Это послушание, однако, не плод капитуляции свободы перед «окончательным» и предельно «объективным» авторитетом, т. е. признанным как бесспорный и незыблемый и, стало быть, как конец свободы. Оно, как ни парадоксально, является полнотой свободы. Ибо высший дар Духа Святого не замкнутое в себе «состояние», не просто «радость» или «мир», а опять–таки Личность — Иисус Христос. Это и мое обладание Христом, и я в обладании Христа; это моя любовь ко Христу и Его любовь ко мне; это моя вера во Христа и Его вера в меня; это «Христос во мне» и «я во Христе». Христос же есть послушание: «быв послушным даже до смерти, и смерти крестной» (Флп. 2, 8). Его послушание выражало не «субординацию», не подчинение свободы авторитету, но всецелое Его единство с Отцом, само Его Божество. Ибо Его послушание не просто свободно (ведь и всякая свобода может подчиниться добровольно), но оно — само выражение, само существо его свободы. И, если Христос — дар Духа Святого, если Христос — Жизнь Церкви, тогда сущность этой жизни — послушание: не Христу, но Христову послушанию. И это поистине Божественное послушание, ибо оно выше дихотомии свободы и авторитета, как происходящее не от несовершенства, но от полноты жизни, открывшейся во Христе.
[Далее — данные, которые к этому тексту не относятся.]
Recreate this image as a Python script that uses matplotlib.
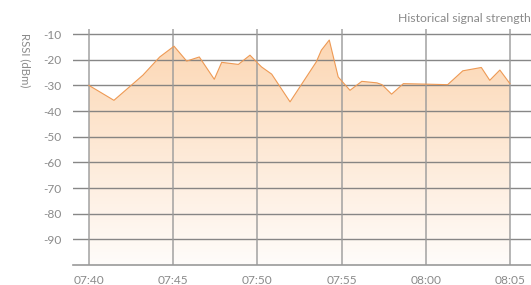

Все сказанное означает, что свобода проявляется в Церкви как послушание всех всем во Христе, ибо Христос — единственный. Кто Духом Святым живет во всецелом общении с Богом. Нет ни «высших», ни «низших». У того, кто учит, нет никакого «авторитета», но есть дар Духа Святого. И тот, кто приемлет учение, приемлет его лишь постольку, поскольку имеет дар Духа Святого, Который открывает ему это учение не как «авторитет», но как Истина. И молитвы Церкви — не о «санкциях» и «гарантиях», но о Духе Святом, ибо Он может прийти и вселиться в нас, чтобы претворить в то живое единство, где послушание всех всем неизменно открывается как единственно подлинная свобода.